#### Data section:

Begin

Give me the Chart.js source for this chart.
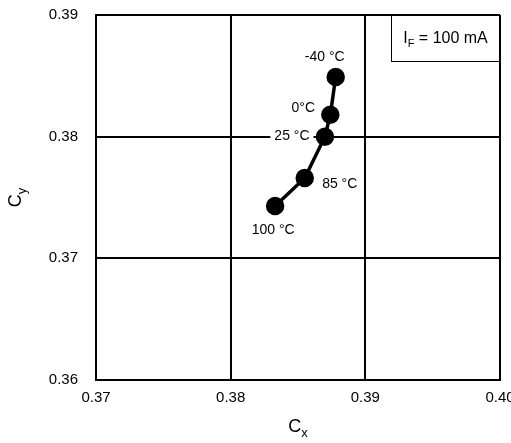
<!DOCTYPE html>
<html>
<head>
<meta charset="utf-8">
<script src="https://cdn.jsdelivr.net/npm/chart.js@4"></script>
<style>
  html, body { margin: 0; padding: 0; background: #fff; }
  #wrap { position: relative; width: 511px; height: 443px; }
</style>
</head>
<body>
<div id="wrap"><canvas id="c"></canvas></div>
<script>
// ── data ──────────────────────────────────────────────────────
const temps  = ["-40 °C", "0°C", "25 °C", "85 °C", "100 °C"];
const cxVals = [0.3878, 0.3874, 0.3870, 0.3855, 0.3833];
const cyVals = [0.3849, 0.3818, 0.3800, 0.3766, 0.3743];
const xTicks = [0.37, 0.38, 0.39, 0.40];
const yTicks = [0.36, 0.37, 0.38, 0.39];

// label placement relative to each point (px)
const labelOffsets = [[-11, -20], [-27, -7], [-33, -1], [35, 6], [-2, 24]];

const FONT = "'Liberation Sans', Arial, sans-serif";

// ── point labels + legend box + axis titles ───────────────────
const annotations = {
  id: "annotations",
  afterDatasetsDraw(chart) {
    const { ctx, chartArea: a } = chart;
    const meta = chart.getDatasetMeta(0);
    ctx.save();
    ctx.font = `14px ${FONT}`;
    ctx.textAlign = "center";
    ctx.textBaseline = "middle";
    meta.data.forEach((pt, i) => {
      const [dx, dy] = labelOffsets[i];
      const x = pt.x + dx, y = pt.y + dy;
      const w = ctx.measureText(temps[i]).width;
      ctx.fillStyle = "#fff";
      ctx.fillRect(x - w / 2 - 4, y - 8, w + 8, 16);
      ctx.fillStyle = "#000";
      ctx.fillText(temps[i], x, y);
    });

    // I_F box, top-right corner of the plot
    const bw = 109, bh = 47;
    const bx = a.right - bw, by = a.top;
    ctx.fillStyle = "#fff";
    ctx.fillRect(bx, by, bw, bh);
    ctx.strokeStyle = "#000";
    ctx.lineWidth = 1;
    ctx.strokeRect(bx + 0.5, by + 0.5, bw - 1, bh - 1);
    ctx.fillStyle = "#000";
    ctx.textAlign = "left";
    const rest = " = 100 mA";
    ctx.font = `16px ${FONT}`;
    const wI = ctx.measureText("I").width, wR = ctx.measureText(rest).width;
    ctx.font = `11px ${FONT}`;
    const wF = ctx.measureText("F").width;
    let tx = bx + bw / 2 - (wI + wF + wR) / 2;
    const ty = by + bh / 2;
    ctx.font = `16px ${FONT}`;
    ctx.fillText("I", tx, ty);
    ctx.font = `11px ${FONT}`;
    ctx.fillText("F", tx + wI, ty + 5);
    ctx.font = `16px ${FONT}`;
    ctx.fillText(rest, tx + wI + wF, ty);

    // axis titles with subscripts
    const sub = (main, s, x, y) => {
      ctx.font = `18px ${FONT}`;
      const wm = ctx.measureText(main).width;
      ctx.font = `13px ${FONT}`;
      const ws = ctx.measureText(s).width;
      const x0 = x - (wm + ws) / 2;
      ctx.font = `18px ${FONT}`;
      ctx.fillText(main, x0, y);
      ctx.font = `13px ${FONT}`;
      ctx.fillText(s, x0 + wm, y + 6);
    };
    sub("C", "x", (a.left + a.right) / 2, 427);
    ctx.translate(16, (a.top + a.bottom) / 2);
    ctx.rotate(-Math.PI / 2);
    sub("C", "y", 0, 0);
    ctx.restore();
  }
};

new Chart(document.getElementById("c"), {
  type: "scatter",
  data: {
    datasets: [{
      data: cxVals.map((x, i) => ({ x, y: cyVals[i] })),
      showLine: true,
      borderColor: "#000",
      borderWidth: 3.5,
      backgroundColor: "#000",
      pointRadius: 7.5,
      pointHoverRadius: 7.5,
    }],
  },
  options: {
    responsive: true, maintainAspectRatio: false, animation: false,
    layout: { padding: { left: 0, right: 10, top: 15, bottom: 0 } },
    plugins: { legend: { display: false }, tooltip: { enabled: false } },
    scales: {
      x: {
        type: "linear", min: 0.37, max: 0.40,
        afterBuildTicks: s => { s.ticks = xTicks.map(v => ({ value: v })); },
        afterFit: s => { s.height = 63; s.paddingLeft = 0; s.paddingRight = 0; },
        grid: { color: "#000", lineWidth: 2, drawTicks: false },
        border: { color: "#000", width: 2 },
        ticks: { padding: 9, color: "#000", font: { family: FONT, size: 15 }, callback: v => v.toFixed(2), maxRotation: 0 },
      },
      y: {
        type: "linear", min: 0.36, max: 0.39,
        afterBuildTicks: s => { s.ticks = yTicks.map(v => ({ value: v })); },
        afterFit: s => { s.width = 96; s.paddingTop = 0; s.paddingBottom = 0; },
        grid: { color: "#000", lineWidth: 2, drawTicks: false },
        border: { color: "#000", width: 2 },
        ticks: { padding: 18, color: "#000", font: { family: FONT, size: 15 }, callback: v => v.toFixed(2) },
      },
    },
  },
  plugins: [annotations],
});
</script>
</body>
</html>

End

#### Task to carry out:
Please write out all the data again word for word, but not the pictures.

#### Full output:
Give me the Chart.js source for this chart.
<!DOCTYPE html>
<html>
<head>
<meta charset="utf-8">
<script src="https://cdn.jsdelivr.net/npm/chart.js@4"></script>
<style>
  html, body { margin: 0; padding: 0; background: #fff; }
  #wrap { position: relative; width: 511px; height: 443px; }
</style>
</head>
<body>
<div id="wrap"><canvas id="c"></canvas></div>
<script>
// ── data ──────────────────────────────────────────────────────
const temps  = ["-40 °C", "0°C", "25 °C", "85 °C", "100 °C"];
const cxVals = [0.3878, 0.3874, 0.3870, 0.3855, 0.3833];
const cyVals = [0.3849, 0.3818, 0.3800, 0.3766, 0.3743];
const xTicks = [0.37, 0.38, 0.39, 0.40];
const yTicks = [0.36, 0.37, 0.38, 0.39];

// label placement relative to each point (px)
const labelOffsets = [[-11, -20], [-27, -7], [-33, -1], [35, 6], [-2, 24]];

const FONT = "'Liberation Sans', Arial, sans-serif";

// ── point labels + legend box + axis titles ───────────────────
const annotations = {
  id: "annotations",
  afterDatasetsDraw(chart) {
    const { ctx, chartArea: a } = chart;
    const meta = chart.getDatasetMeta(0);
    ctx.save();
    ctx.font = `14px ${FONT}`;
    ctx.textAlign = "center";
    ctx.textBaseline = "middle";
    meta.data.forEach((pt, i) => {
      const [dx, dy] = labelOffsets[i];
      const x = pt.x + dx, y = pt.y + dy;
      const w = ctx.measureText(temps[i]).width;
      ctx.fillStyle = "#fff";
      ctx.fillRect(x - w / 2 - 4, y - 8, w + 8, 16);
      ctx.fillStyle = "#000";
      ctx.fillText(temps[i], x, y);
    });

    // I_F box, top-right corner of the plot
    const bw = 109, bh = 47;
    const bx = a.right - bw, by = a.top;
    ctx.fillStyle = "#fff";
    ctx.fillRect(bx, by, bw, bh);
    ctx.strokeStyle = "#000";
    ctx.lineWidth = 1;
    ctx.strokeRect(bx + 0.5, by + 0.5, bw - 1, bh - 1);
    ctx.fillStyle = "#000";
    ctx.textAlign = "left";
    const rest = " = 100 mA";
    ctx.font = `16px ${FONT}`;
    const wI = ctx.measureText("I").width, wR = ctx.measureText(rest).width;
    ctx.font = `11px ${FONT}`;
    const wF = ctx.measureText("F").width;
    let tx = bx + bw / 2 - (wI + wF + wR) / 2;
    const ty = by + bh / 2;
    ctx.font = `16px ${FONT}`;
    ctx.fillText("I", tx, ty);
    ctx.font = `11px ${FONT}`;
    ctx.fillText("F", tx + wI, ty + 5);
    ctx.font = `16px ${FONT}`;
    ctx.fillText(rest, tx + wI + wF, ty);

    // axis titles with subscripts
    const sub = (main, s, x, y) => {
      ctx.font = `18px ${FONT}`;
      const wm = ctx.measureText(main).width;
      ctx.font = `13px ${FONT}`;
      const ws = ctx.measureText(s).width;
      const x0 = x - (wm + ws) / 2;
      ctx.font = `18px ${FONT}`;
      ctx.fillText(main, x0, y);
      ctx.font = `13px ${FONT}`;
      ctx.fillText(s, x0 + wm, y + 6);
    };
    sub("C", "x", (a.left + a.right) / 2, 427);
    ctx.translate(16, (a.top + a.bottom) / 2);
    ctx.rotate(-Math.PI / 2);
    sub("C", "y", 0, 0);
    ctx.restore();
  }
};

new Chart(document.getElementById("c"), {
  type: "scatter",
  data: {
    datasets: [{
      data: cxVals.map((x, i) => ({ x, y: cyVals[i] })),
      showLine: true,
      borderColor: "#000",
      borderWidth: 3.5,
      backgroundColor: "#000",
      pointRadius: 7.5,
      pointHoverRadius: 7.5,
    }],
  },
  options: {
    responsive: true, maintainAspectRatio: false, animation: false,
    layout: { padding: { left: 0, right: 10, top: 15, bottom: 0 } },
    plugins: { legend: { display: false }, tooltip: { enabled: false } },
    scales: {
      x: {
        type: "linear", min: 0.37, max: 0.40,
        afterBuildTicks: s => { s.ticks = xTicks.map(v => ({ value: v })); },
        afterFit: s => { s.height = 63; s.paddingLeft = 0; s.paddingRight = 0; },
        grid: { color: "#000", lineWidth: 2, drawTicks: false },
        border: { color: "#000", width: 2 },
        ticks: { padding: 9, color: "#000", font: { family: FONT, size: 15 }, callback: v => v.toFixed(2), maxRotation: 0 },
      },
      y: {
        type: "linear", min: 0.36, max: 0.39,
        afterBuildTicks: s => { s.ticks = yTicks.map(v => ({ value: v })); },
        afterFit: s => { s.width = 96; s.paddingTop = 0; s.paddingBottom = 0; },
        grid: { color: "#000", lineWidth: 2, drawTicks: false },
        border: { color: "#000", width: 2 },
        ticks: { padding: 18, color: "#000", font: { family: FONT, size: 15 }, callback: v => v.toFixed(2) },
      },
    },
  },
  plugins: [annotations],
});
</script>
</body>
</html>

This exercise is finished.